<<<<
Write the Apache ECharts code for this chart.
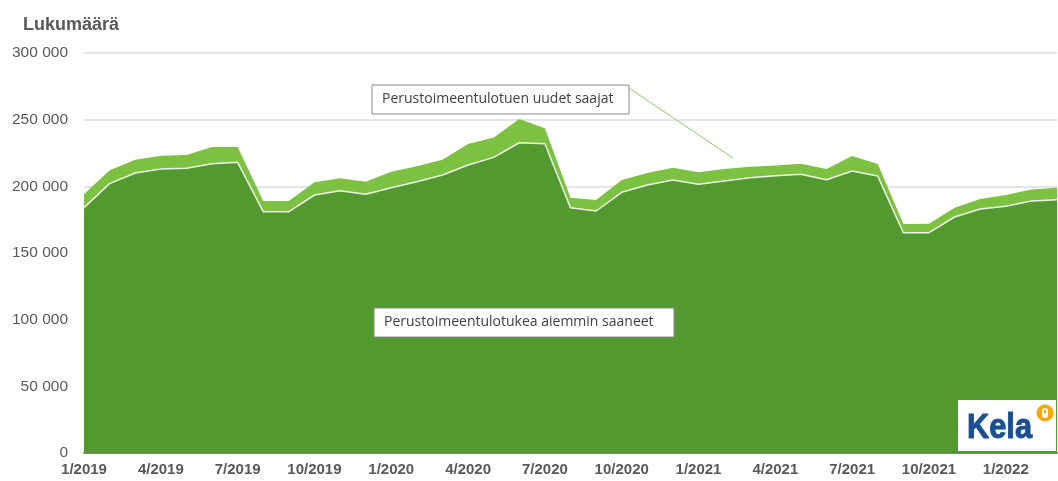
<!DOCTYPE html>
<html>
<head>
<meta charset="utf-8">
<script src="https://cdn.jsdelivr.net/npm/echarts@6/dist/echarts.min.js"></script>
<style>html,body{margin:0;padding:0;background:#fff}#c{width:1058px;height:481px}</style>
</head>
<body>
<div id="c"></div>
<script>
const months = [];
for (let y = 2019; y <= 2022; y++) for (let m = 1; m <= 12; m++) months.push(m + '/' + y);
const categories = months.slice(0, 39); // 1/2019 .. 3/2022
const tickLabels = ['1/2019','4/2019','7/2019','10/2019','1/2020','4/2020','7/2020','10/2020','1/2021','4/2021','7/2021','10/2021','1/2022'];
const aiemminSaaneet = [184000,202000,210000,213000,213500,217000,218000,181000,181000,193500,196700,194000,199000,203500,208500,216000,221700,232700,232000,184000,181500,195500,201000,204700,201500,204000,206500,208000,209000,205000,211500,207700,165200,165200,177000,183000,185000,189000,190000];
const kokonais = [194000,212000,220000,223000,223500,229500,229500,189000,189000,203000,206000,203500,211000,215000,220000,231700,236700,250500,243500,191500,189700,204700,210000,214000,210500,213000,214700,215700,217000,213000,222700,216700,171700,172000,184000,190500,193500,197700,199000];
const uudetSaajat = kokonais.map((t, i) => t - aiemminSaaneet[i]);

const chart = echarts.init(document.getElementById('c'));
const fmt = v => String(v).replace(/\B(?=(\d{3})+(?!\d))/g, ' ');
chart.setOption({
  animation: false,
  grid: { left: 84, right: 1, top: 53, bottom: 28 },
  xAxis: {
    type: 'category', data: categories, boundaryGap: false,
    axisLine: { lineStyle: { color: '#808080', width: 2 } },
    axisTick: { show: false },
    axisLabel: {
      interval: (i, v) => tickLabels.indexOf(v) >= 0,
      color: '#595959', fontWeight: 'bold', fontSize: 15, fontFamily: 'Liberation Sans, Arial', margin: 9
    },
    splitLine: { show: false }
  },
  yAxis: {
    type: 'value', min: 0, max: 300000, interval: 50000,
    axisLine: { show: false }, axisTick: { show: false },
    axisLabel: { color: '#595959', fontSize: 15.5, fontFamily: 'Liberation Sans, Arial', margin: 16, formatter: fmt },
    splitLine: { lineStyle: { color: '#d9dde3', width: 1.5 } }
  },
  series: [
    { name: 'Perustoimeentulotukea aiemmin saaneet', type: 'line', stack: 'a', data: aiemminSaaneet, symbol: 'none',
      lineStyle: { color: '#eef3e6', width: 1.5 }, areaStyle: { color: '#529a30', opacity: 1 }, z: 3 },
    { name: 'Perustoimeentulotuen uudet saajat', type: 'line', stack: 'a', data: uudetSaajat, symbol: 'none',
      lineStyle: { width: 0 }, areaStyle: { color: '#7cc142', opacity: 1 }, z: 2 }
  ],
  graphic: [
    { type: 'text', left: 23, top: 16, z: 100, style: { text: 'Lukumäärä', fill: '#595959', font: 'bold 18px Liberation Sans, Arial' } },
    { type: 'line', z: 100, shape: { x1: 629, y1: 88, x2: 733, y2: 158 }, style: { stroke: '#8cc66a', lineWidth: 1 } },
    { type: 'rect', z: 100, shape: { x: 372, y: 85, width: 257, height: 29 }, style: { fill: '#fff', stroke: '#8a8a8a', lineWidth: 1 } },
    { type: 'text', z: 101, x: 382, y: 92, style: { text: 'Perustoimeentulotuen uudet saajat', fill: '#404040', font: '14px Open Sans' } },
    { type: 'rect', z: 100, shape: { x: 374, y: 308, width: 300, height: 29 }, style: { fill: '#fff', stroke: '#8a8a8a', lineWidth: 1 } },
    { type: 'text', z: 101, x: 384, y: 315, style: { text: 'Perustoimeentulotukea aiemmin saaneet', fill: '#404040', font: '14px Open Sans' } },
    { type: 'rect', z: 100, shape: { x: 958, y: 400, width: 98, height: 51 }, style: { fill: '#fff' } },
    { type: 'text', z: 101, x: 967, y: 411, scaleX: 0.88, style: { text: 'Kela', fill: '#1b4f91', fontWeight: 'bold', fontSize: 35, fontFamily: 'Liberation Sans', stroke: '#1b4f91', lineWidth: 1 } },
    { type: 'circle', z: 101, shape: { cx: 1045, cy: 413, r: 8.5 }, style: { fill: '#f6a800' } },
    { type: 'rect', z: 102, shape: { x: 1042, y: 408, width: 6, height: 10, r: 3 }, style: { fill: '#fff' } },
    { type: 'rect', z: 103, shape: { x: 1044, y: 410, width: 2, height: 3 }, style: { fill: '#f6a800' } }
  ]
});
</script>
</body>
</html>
>>>>
INSTRUCTION
Everything from the first line to the line with "const uudetSaajat = kokonais.map((t, i)" must be repeated exactly, and nothing else. Leave the pictures out.

PROBLEM SOLUTION
Write the Apache ECharts code for this chart.
<!DOCTYPE html>
<html>
<head>
<meta charset="utf-8">
<script src="https://cdn.jsdelivr.net/npm/echarts@6/dist/echarts.min.js"></script>
<style>html,body{margin:0;padding:0;background:#fff}#c{width:1058px;height:481px}</style>
</head>
<body>
<div id="c"></div>
<script>
const months = [];
for (let y = 2019; y <= 2022; y++) for (let m = 1; m <= 12; m++) months.push(m + '/' + y);
const categories = months.slice(0, 39); // 1/2019 .. 3/2022
const tickLabels = ['1/2019','4/2019','7/2019','10/2019','1/2020','4/2020','7/2020','10/2020','1/2021','4/2021','7/2021','10/2021','1/2022'];
const aiemminSaaneet = [184000,202000,210000,213000,213500,217000,218000,181000,181000,193500,196700,194000,199000,203500,208500,216000,221700,232700,232000,184000,181500,195500,201000,204700,201500,204000,206500,208000,209000,205000,211500,207700,165200,165200,177000,183000,185000,189000,190000];
const kokonais = [194000,212000,220000,223000,223500,229500,229500,189000,189000,203000,206000,203500,211000,215000,220000,231700,236700,250500,243500,191500,189700,204700,210000,214000,210500,213000,214700,215700,217000,213000,222700,216700,171700,172000,184000,190500,193500,197700,199000];
const uudetSaajat = kokonais.map((t, i) => t - aiemminSaaneet[i]);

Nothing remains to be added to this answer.